Kung fu kicks are in right now
Toby Greene’s penchant for using his foot to protect the drop of the ball was back in the spotlight after a couple of incidents against the Swans on Saturday afternoon. Sydney players were angered, talkback radio went into meltdown as everyone awaited the MRP verdict on the incidents.
The all clear verdict from Michael Christian prompted an outpouring of fear for the safety of his opponents this weekend but there were no such fears from Jeremy Howe. When asked how he’d deal with the situation if confronted with it on Saturday, he replied that he would simply kick him back.
Vice-Captain in The Pinch Hitters All-Australian team, we have to say we were surprised at the omission of Phil Davis from the official squad of 40. His performance in shutting down Buddy Franklin once again showed his value to the Giants and highlighted how much he is underappreciated by ‘football experts’.
Davis kept Franklin’s influence to just eight possessions and a behind. As one of the most dangerous players in the competition, Franklin loomed as the man most likely to give the Giants trouble. Unfortunately for the eight-time All-Australian, Davis completely dominated him in the pair’s one on one contests leaving the Swans attack completely impotent.
Nathan Buckley’s charges have refused to be bowed by anything that has been thrown their way in 2018 and playing West Coast in front of a hostile crowd proved no different. Fourteen Magpies were playing their first final but you wouldn’t have known in the way they went about their task of trying to cause a boilover.
Given the cries at his absence from the All-Australian team, this is not news to Richmond fans. Yet for fans of other clubs, the fact the 27-year-old has been happy to go about his business in the shadow of Alex Rance, he has possibly flown under the radar. As he showed again on Friday night, Grimes is seldom beaten, able to play on small or tall and is a reliable user of the ball. One of the most important members of the Richmond machine, his days under the radar are no doubt coming to an end.

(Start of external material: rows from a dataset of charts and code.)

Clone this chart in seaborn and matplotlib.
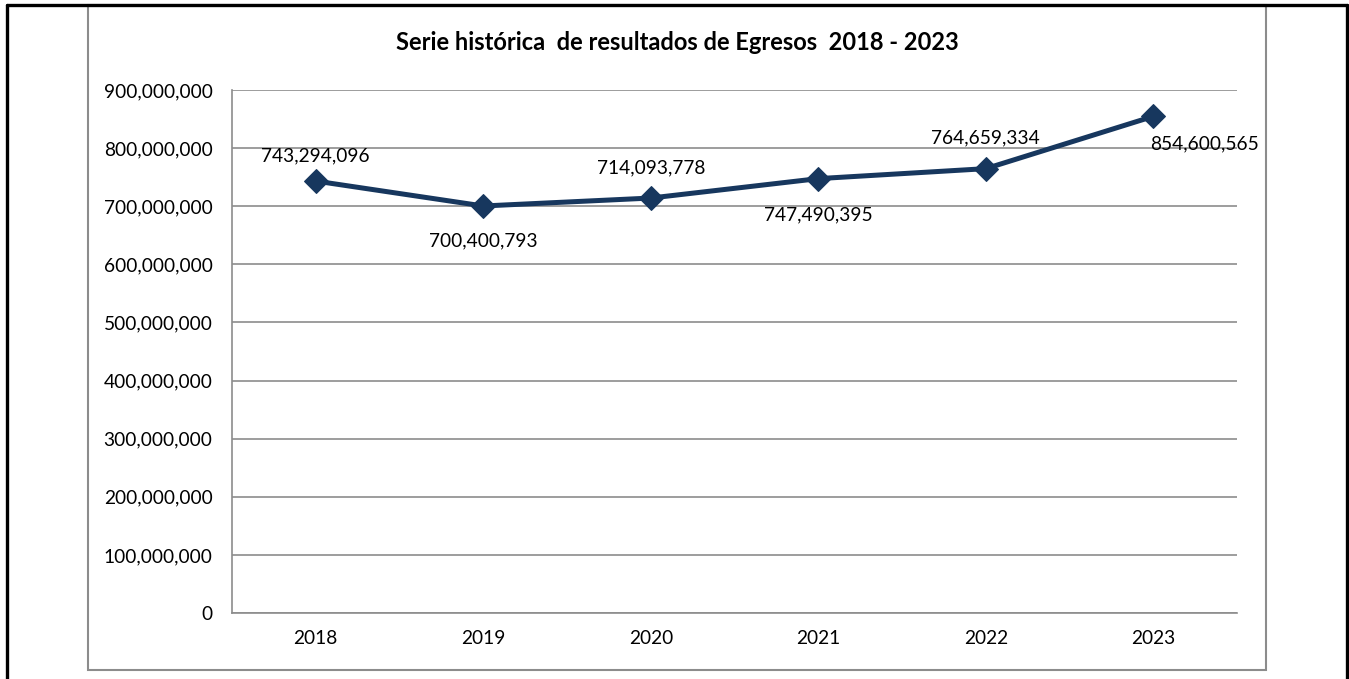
import matplotlib
matplotlib.use("Agg")
import matplotlib.pyplot as plt
import seaborn as sns
import pandas as pd
from matplotlib.patches import Rectangle
from matplotlib.lines import Line2D
from matplotlib.ticker import FuncFormatter

years = ["2018", "2019", "2020", "2021", "2022", "2023"]
values = [743294096, 700400793, 714093778, 747490395, 764659334, 854600565]
title = "Serie histórica  de resultados de Egresos  2018 - 2023"
yticks = [0, 100000000, 200000000, 300000000, 400000000, 500000000,
          600000000, 700000000, 800000000, 900000000]

sns.set_theme(style="white")
plt.rcParams['font.family'] = ['Lato', 'DejaVu Sans']

W, H = 1349, 679
fig = plt.figure(figsize=(W / 100, H / 100), dpi=100)
ax = fig.add_axes([232 / W, 1 - 613 / H, (1237 - 232) / W, (613 - 90) / H])

df = pd.DataFrame({"year": years, "value": values})
df["pos"] = range(len(years))
color = "#17375E"
sns.lineplot(data=df, x="pos", y="value", ax=ax, color=color, linewidth=3.6,
             marker="D", markersize=12.5, markeredgecolor=color, markerfacecolor=color)

ax.set_xlim(-0.5, len(years) - 0.5)
ax.set_ylim(0, 900000000)
ax.set_xticks(range(len(years)))
ax.set_xticklabels(years)
ax.set_yticks(yticks)
ax.yaxis.set_major_formatter(FuncFormatter(lambda v, p: f"{int(v):,}"))
ax.tick_params(axis="both", labelsize=13.8, colors="black", length=0)
ax.tick_params(axis="x", pad=12)
ax.tick_params(axis="y", pad=14)
ax.set_xlabel("")
ax.set_ylabel("")
ax.grid(axis="y", color="#8c8c8c", linewidth=1.2)
ax.set_axisbelow(True)
for s in ["top", "right"]:
    ax.spines[s].set_visible(False)
for s in ["left", "bottom"]:
    ax.spines[s].set_color("#8c8c8c")
    ax.spines[s].set_linewidth(1.2)

# data labels: (dx in points, dy in points, ha)
offsets = [(0, 18, "center"), (0, -25, "center"), (0, 22, "center"),
           (0, -26, "center"), (0, 22, "center"), (37, -20, "center")]
for i, (v, (dx, dy, ha)) in enumerate(zip(values, offsets)):
    ax.annotate(f"{v:,}", (i, v), xytext=(dx, dy), textcoords="offset points",
                ha=ha, va="center", fontsize=13.8, color="black")

fig.text(677 / W, 1 - 43 / H, title, ha="center", va="center",
         fontsize=17, fontweight="bold", color="black")

# outer gray chart box
fig.patches.append(Rectangle((88 / W, 1 - 670 / H), (1266 - 88) / W, (670 - 5) / H,
                             transform=fig.transFigure, fill=False,
                             edgecolor="#8c8c8c", linewidth=1.5))
# black page borders
for xs, ys in [([6.5 / W, 6.5 / W], [0, 1 - 4.5 / H]),
               ([1346.5 / W, 1346.5 / W], [0, 1 - 4.5 / H]),
               ([6.5 / W, 1346.5 / W], [1 - 4.5 / H, 1 - 4.5 / H])]:
    fig.add_artist(Line2D(xs, ys, transform=fig.transFigure, color="black", linewidth=2.4))

fig.savefig("out.png", dpi=100, facecolor="white")
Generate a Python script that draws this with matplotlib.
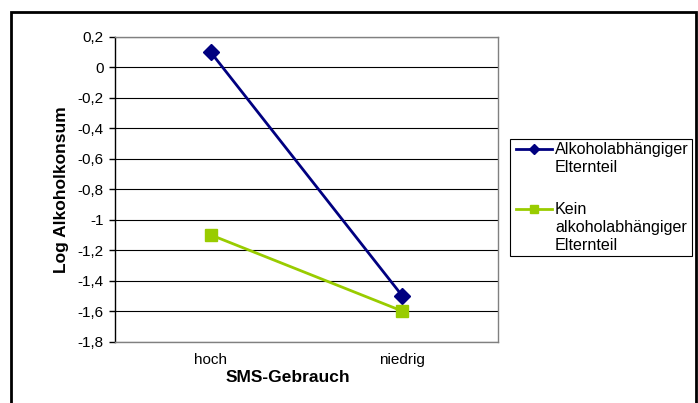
import matplotlib
matplotlib.use("Agg")
import matplotlib.pyplot as plt
from matplotlib.patches import Rectangle
from matplotlib.lines import Line2D
import numpy as np

plt.rcParams['font.family'] = ['Liberation Sans', 'DejaVu Sans']

categories = ["hoch", "niedrig"]
series_names = [["Alkoholabhängiger", "Elternteil"], ["Kein", "alkoholabhängiger", "Elternteil"]]
alk_values = [0.1, -1.5]
kein_values = [-1.1, -1.6]
yticks = [0.2, 0, -0.2, -0.4, -0.6, -0.8, -1, -1.2, -1.4, -1.6, -1.8]
colors = ['#000080', '#99CC00']
markers = ['D', 's']

W, H = 698, 403
fig = plt.figure(figsize=(W / 100, H / 100), dpi=100)

def fx(px):
    return px / W

def fy(py):
    return 1 - py / H

# outer border
fig.patches.append(Rectangle((fx(11), -0.05), fx(696 - 11), 1.05 - 12 / H,
                             transform=fig.transFigure, fill=False,
                             edgecolor='black', linewidth=2))

left, right, top, bottom = 115, 498, 37, 341.5
ax = fig.add_axes([fx(left), fy(bottom), fx(right - left), (bottom - top) / H])

x = np.arange(len(categories))
ax.plot(x, alk_values, color=colors[0], marker=markers[0], markersize=8.5, linewidth=2)
ax.plot(x, kein_values, color=colors[1], marker=markers[1], markersize=9, linewidth=2)

ax.set_xlim(-0.5, 1.5)
ax.set_ylim(-1.8, 0.2)
ax.set_yticks(yticks)
ax.set_yticklabels([("%g" % v).replace('.', ',') for v in yticks], fontsize=11)
ax.set_xticks(x)
ax.set_xticklabels(categories, fontsize=11)
ax.tick_params(axis='x', length=0, pad=8)
ax.tick_params(axis='y', length=4, width=1, direction='out', pad=4)
ax.grid(axis='y', color='black', linewidth=0.8)
ax.set_axisbelow(True)
for s in ['top', 'right', 'bottom']:
    ax.spines[s].set_color('#808080')
    ax.spines[s].set_linewidth(1)
ax.spines['left'].set_color('black')
ax.spines['left'].set_linewidth(1)

ax.set_xlabel("SMS-Gebrauch", fontsize=12.5, fontweight='bold')
ax.xaxis.set_label_coords((288 - left) / (right - left), -(378 - bottom) / (bottom - top))
ax.xaxis.label.set_va('center')
ax.set_ylabel("Log Alkoholkonsum", fontsize=12.5, fontweight='bold', labelpad=6)

# legend (Excel style: handle aligned with first text line)
fig.patches.append(Rectangle((fx(510), fy(256)), fx(692 - 510), (256 - 139) / H,
                             transform=fig.transFigure, fill=False,
                             edgecolor='black', linewidth=0.8))
entry_tops = [149, 209]
line_step = 18.5
msizes = [5.5, 6]
for i, (names, top_y) in enumerate(zip(series_names, entry_tops)):
    fig.add_artist(Line2D([fx(516), fx(552)], [fy(top_y), fy(top_y)],
                          transform=fig.transFigure, color=colors[i], linewidth=2))
    fig.add_artist(Line2D([fx(534)], [fy(top_y)], transform=fig.transFigure,
                          color=colors[i], marker=markers[i], markersize=msizes[i],
                          linestyle='none'))
    for j, nm in enumerate(names):
        fig.text(fx(555), fy(top_y + j * line_step), nm, fontsize=11.6,
                 ha='left', va='center')

fig.savefig("out.png", dpi=100)
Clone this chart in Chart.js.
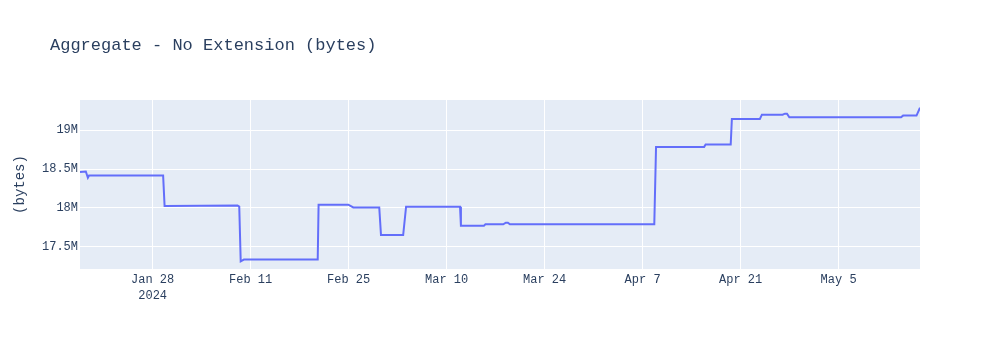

With the best record in the competition against Top Eight opposition, and victories over three of the Top Four teams, there were many who considered the Swans a team capable of causing some damage from sixth place on the ladder. What they delivered in their most important game of the season made a mockery of these high expectations.
To borrow a phrase that Mick Malthouse despises, the Swans simply didn’t turn up after quarter time. Despite the absence of Josh Kelly and having a one-point lead at the eight-minute mark of the second term, the Swans would not manage another major until the final stages of the match. Despite scoring less than half their opponents’ score, things could have been considerably worse for the Swans had the Giants, who scored 10.19, could have been more accurate with their scoring opportunities.
To get Ablett, the Cats only had to give up the compensation pick they received from Motlop’s departure, so it’s not like they mortgaged their future to go all-in on this season. But much like Essendon and Port Adelaide, the other off-season headline grabbers, this season can only be considered an underachievement. The Cats had potentially assembled the best midfield core of all time; to scrape into finals and be knocked out in the first game, it’s undeniably a fail mark for this season.
We were all shocked by the news on Friday morning of a 61-year-old man having been assaulted in East Melbourne after the First Qualifying Final. Sadly, not the first such attack this year it is one of many that has blighted our game in 2018. It is not too much to ask that people arrive, attend and leave sporting events in this country safely. That there is a doubt on this at present because of a small number of dickheads is disgusting.